Director of Budget Services Patrick Mulligan told the commissioners Tuesday that a preliminary “snapshot” developed by his team, analyzing what would be allowable under the law, suggests that about 300 county hires would qualify. Their salary and benefits in 2022 total about $15.6 million.

Another $950,000 in personnel expenses in county agencies such as Children & Youth and Behavioral Health/Developmental services would qualify, too, bringing the total to $16.5 million.

D’Agostino directed Mulligan to firm up and finalize his findings, with a view to crafting legislation that the commissioners could act on by the end of the year. It would authorize reimbursements from ARPA for 2022; the county would have the option of doing the same thing in 2023 and 2024.

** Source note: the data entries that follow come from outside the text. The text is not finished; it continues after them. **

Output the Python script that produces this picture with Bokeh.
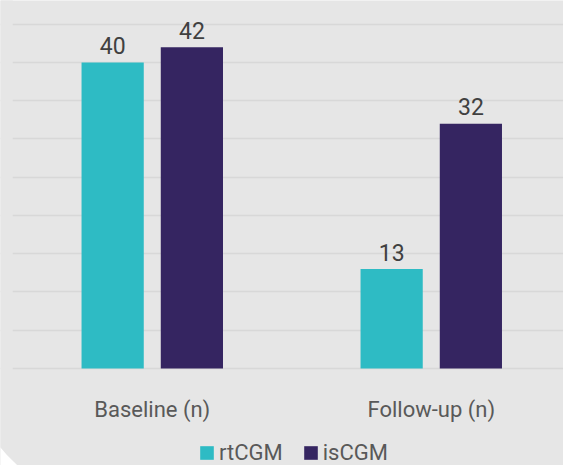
from bokeh.plotting import figure
from bokeh.models import (ColumnDataSource, Range1d, FixedTicker, Legend,
                          LegendItem, BoxAnnotation)
from bokeh.core.properties import value
from bokeh.embed import file_html
from bokeh.resources import INLINE

# Data
groups = ["Baseline (n)", "Follow-up (n)"]
series = ["rtCGM", "isCGM"]
rtcgm = [40, 13]
iscgm = [42, 32]
grid_ticks = [0, 5, 10, 15, 20, 25, 30, 35, 40, 45]

# Style
colors = ["#2EBBC4", "#352561"]
FONT = "Roboto"
BG = "#E6E6E6"
GRID = "#D8D8D8"
LABEL_DARK = "#404040"
LABEL_GREY = "#595959"
BAR_WIDTH = 0.223
OFFSET = 0.142
GRID_LEFT = -0.5
X0, X1 = -0.544, 1.474
Y0, Y1 = -12.68, 48.1

p = figure(width=563, height=465,
           x_range=Range1d(X0, X1), y_range=Range1d(Y0, Y1),
           output_backend="svg", toolbar_location=None,
           min_border=0)
p.background_fill_color = BG
p.border_fill_color = BG
p.outline_line_color = None
p.axis.visible = False
p.xgrid.visible = False
p.ygrid.ticker = FixedTicker(ticks=grid_ticks)
p.ygrid.grid_line_color = GRID
p.ygrid.grid_line_width = 1.5

# keep the grid clear of the left margin
p.add_layout(BoxAnnotation(left=X0 - 0.1, right=GRID_LEFT,
                           bottom=Y0 - 5, top=Y1 + 5,
                           fill_color=BG, fill_alpha=1, line_color=None,
                           level="underlay"))

renderers = []
for k, (name, vals) in enumerate(zip(series, [rtcgm, iscgm])):
    off = -OFFSET if k == 0 else OFFSET
    src = ColumnDataSource(dict(
        x=[i + off for i in range(len(groups))],
        top=vals,
        label=[str(v) for v in vals],
    ))
    r = p.vbar(x="x", top="top", bottom=0, width=BAR_WIDTH, source=src,
               fill_color=colors[k], line_color=None)
    renderers.append(r)
    p.text(x="x", y="top", text="label", source=src,
           text_align="center", text_baseline="alphabetic", y_offset=-17,
           text_font=value(FONT), text_font_size="23px",
           text_color=LABEL_DARK)

# category labels under the baseline
cat_src = ColumnDataSource(dict(x=list(range(len(groups))),
                                y=[0] * len(groups), text=groups))
p.text(x="x", y="y", text="text", source=cat_src,
       text_align="center", text_baseline="alphabetic", y_offset=41,
       text_font=value(FONT), text_font_size="22px", text_color=LABEL_GREY)

legend = Legend(
    items=[LegendItem(label=n, renderers=[r]) for n, r in zip(series, renderers)],
    orientation="horizontal", location=(198, 0),
    glyph_width=17, glyph_height=17, label_standoff=4, spacing=19,
    padding=0, margin=0, border_line_color=None, background_fill_alpha=0,
    label_text_font=FONT, label_text_font_size="22px",
    label_text_color=LABEL_GREY,
)
p.add_layout(legend)

# rounded card corner at the bottom left (white cut-out)
p.patch(x=[X0 - 0.05, X0, -0.5226, -0.501, -0.483, -0.47, X0 - 0.05],
        y=[-10.33, -10.33, -11.24, -12.03, Y0, Y0 - 1, Y0 - 1],
        fill_color="white", line_color=None)

open("out.html", "w").write(file_html(p, INLINE))
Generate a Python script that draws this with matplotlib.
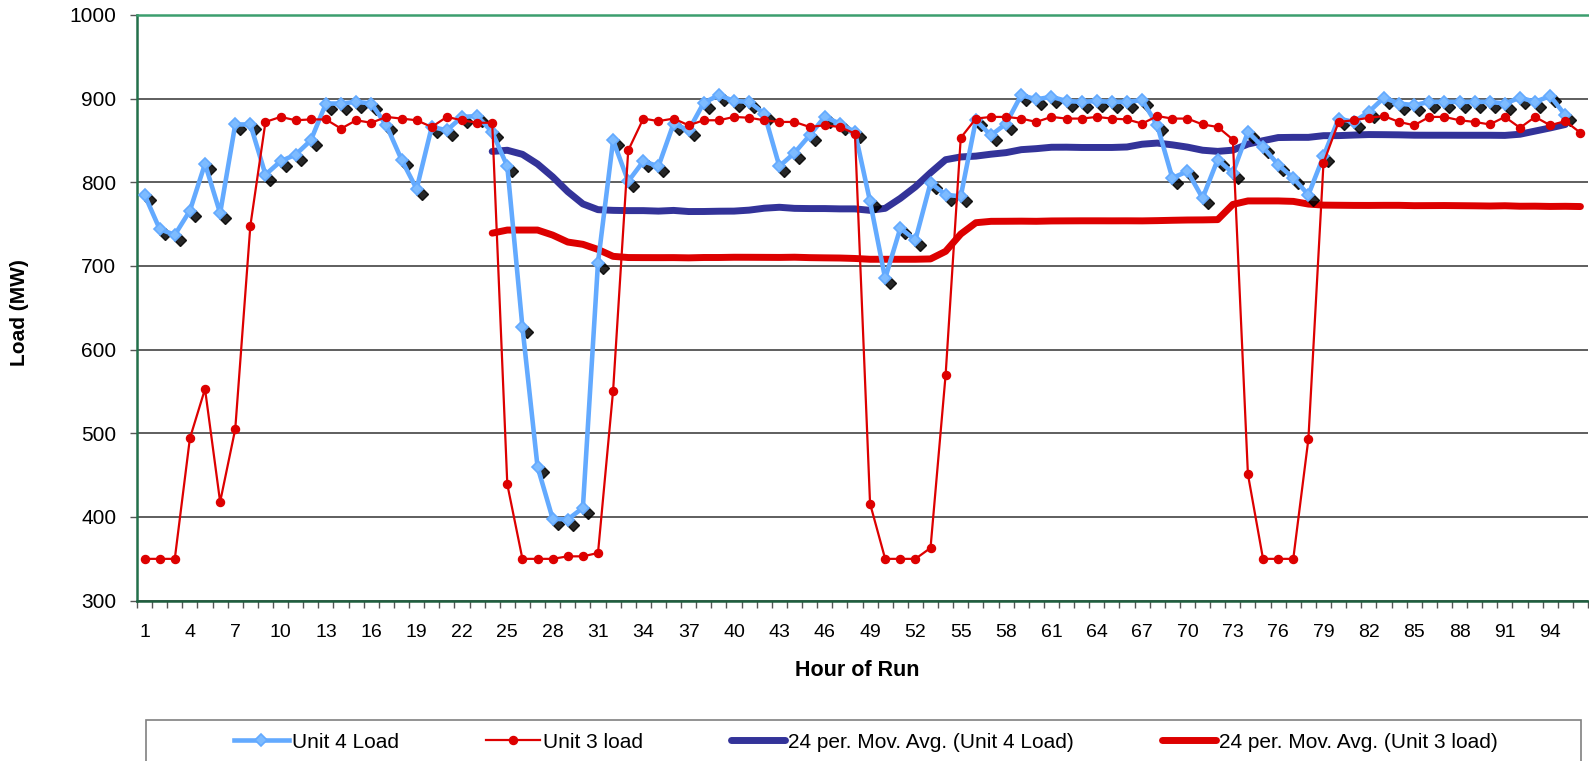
import matplotlib
matplotlib.use('Agg')
import matplotlib.pyplot as plt
import matplotlib.transforms as mtransforms
from matplotlib.patches import Rectangle
import pandas as pd

plt.rcParams['font.family'] = ['Liberation Sans', 'DejaVu Sans']

# ---------------- data ----------------
hours_u4 = list(range(1, 96))
unit4_load = [785, 744, 737, 766, 822, 763, 869, 869, 809, 825,
              833, 850, 894, 894, 896, 894, 868, 827, 792, 866,
              862, 878, 879, 860, 819, 627, 460, 398, 397, 411,
              704, 850, 801, 825, 819, 870, 862, 895, 904, 897,
              896, 882, 819, 835, 856, 878, 870, 860, 777, 685,
              745, 731, 799, 785, 783, 874, 856, 870, 904, 899,
              902, 897, 896, 897, 896, 896, 898, 868, 805, 813,
              781, 827, 811, 860, 842, 821, 805, 785, 831, 876,
              872, 884, 901, 894, 892, 896, 896, 896, 896, 896,
              894, 901, 896, 903, 880]

hours_u3 = list(range(1, 97))
unit3_load = [350, 350, 350, 494, 553, 418, 505, 748, 872, 878,
              874, 875, 875, 864, 874, 871, 878, 876, 874, 866,
              878, 874, 871, 871, 439, 350, 350, 350, 353, 353,
              357, 551, 838, 876, 873, 876, 868, 874, 874, 878,
              877, 874, 872, 872, 866, 868, 866, 858, 416, 350,
              350, 350, 363, 570, 853, 876, 878, 878, 876, 872,
              878, 876, 876, 878, 876, 875, 870, 879, 876, 876,
              869, 866, 851, 451, 350, 350, 350, 493, 823, 872,
              874, 877, 879, 872, 868, 878, 878, 874, 872, 869,
              878, 865, 878, 868, 873, 859]

ma_window = 24
x_tick_positions = list(range(1, 97, 3))
x_tick_labels = [str(h) for h in x_tick_positions]
y_ticks = list(range(300, 1001, 100))

series_names = ["Unit 4 Load", "Unit 3 load",
                "24 per. Mov. Avg. (Unit 4 Load)", "24 per. Mov. Avg. (Unit 3 load)"]

# moving-average trendlines (as in the spreadsheet trendline)
ma4 = pd.Series(unit4_load).rolling(ma_window).mean()
ma3 = pd.Series(unit3_load).rolling(ma_window).mean()

# ---------------- figure ----------------
W, H = 1589, 761
fig = plt.figure(figsize=(W / 100, H / 100), dpi=100)
left, right, top, bottom = 137, 1588, 14.8, 600.7
ax = fig.add_axes([left / W, 1 - bottom / H, (right - left) / W, (bottom - top) / H])

c_blue = '#63AAFF'
c_red = '#DD0000'
c_navy = '#333399'

ln_ma4, = ax.plot(hours_u4, ma4, color=c_navy, lw=5.0, zorder=2,
                  solid_capstyle='round', label=series_names[2])
ln_ma3, = ax.plot(hours_u3, ma3, color=c_red, lw=5.0, zorder=2,
                  solid_capstyle='round', label=series_names[3])

shadow = mtransforms.offset_copy(ax.transData, fig=fig, x=5, y=-5, units='dots')
ax.plot(hours_u4, unit4_load, ls='none', marker='D', ms=6.5, color='black',
        alpha=0.85, transform=shadow, zorder=3)
ln_u4, = ax.plot(hours_u4, unit4_load, color=c_blue, lw=3.3, marker='D', ms=6.5,
                 mfc='#7DBBFF', mec=c_blue, mew=1.2, zorder=4, label=series_names[0])
ln_u3, = ax.plot(hours_u3, unit3_load, color=c_red, lw=1.6, marker='o', ms=5.8,
                 mec=c_red, mfc=c_red, zorder=5, label=series_names[1])

ax.set_xlim(0.5, 96.5)
ax.set_ylim(300, 1000)
ax.set_yticks(y_ticks)
ax.set_yticklabels([str(v) for v in y_ticks], fontsize=15)
ax.set_xticks(x_tick_positions)
ax.set_xticklabels(x_tick_labels, fontsize=14)
ax.set_xticks([i + 0.5 for i in range(0, 97)], minor=True)
ax.tick_params(axis='x', which='major', length=0, pad=17)
ax.tick_params(axis='x', which='minor', length=5, color='#555555', width=1)
ax.tick_params(axis='y', which='major', length=5, color='#555555', width=1, pad=10)

ax.grid(axis='y', color='#333333', lw=1.1, zorder=1)
ax.set_axisbelow(True)
ax.spines['right'].set_visible(False)
ax.spines['top'].set_color('#3C9E6E')
ax.spines['top'].set_linewidth(1.8)
ax.spines['left'].set_color('#23704A')
ax.spines['left'].set_linewidth(1.8)
ax.spines['bottom'].set_color('#1E5E3E')
ax.spines['bottom'].set_linewidth(1.8)

fig.text(20 / W, 1 - 313 / H, "Load (MW)", rotation=90, fontsize=15,
         fontweight='bold', ha='center', va='center')
fig.text(857 / W, 1 - 670 / H, "Hour of Run", fontsize=15.5,
         fontweight='bold', ha='center', va='center')

# legend box
fig.patches.append(Rectangle((146 / W, -0.05), (1581 - 146) / W, 0.05 + 1 - 720 / H,
                             transform=fig.transFigure, fill=False,
                             edgecolor='#808080', lw=1.2))
leg = fig.legend(handles=[ln_u4, ln_u3, ln_ma4, ln_ma3], loc='center',
                 bbox_to_anchor=(866 / W, 1 - 742 / H), ncol=4, frameon=False,
                 fontsize=15, handlelength=2.6, handletextpad=0.15,
                 columnspacing=4.2, borderpad=0, markerscale=1.0)

fig.savefig('out.png', dpi=100)
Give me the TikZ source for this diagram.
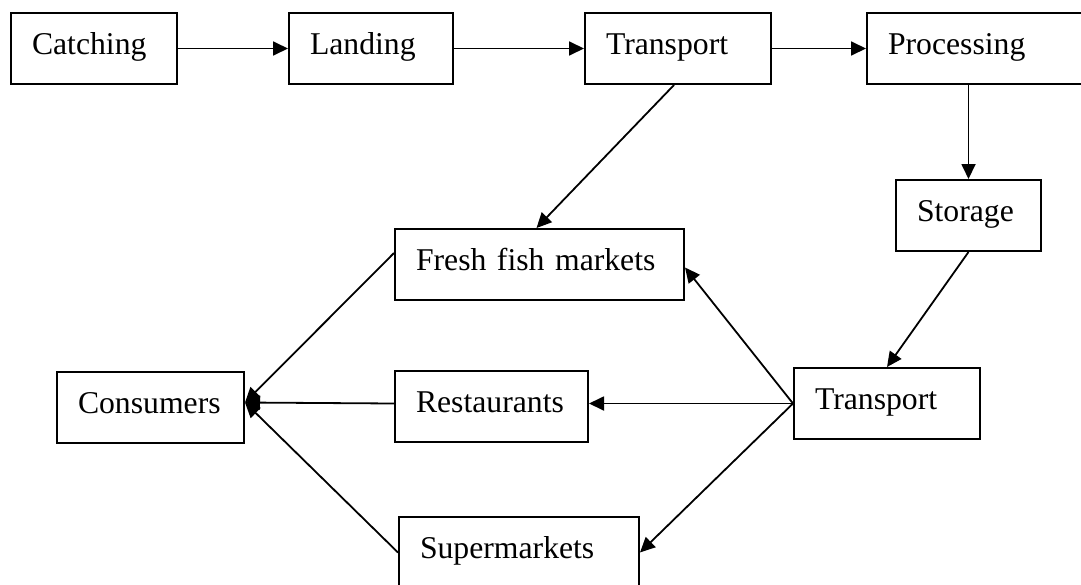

Trescot contended the county will be flouting the intent of ARPA if it moves forward. The provision in question was designed to help government entities that couldn’t make payroll due to pandemic-related revenue losses, but that wasn’t the case here, he said.

Given that prison construction isn’t an allowable ARPA expense, it feels “disingenuous” to fund the project indirectly by using ARPA to free up payroll dollars, he said. He said the county should instead be seeking to use ARPA in the most impactful way possible.

There are always tradeoffs, D’Agostino responded: Funding infrastructure helps all taxpayers, and there will still be ARPA available for community projects.

Parsons and D’Agostino both said it’s appropriate to use federal dollars for county expenses because federal profligacy drove the inflation that the county is contending with. Trescot responded that the post-pandemic inflation is a worldwide phenomenon, suggesting that supply-chain and labor force disruptions are more to blame.

The county received $106 million from ARPA, of which $76.5 million remains. It has spent $20.5 million within county government and provided nearly $9 million for third-party community projects.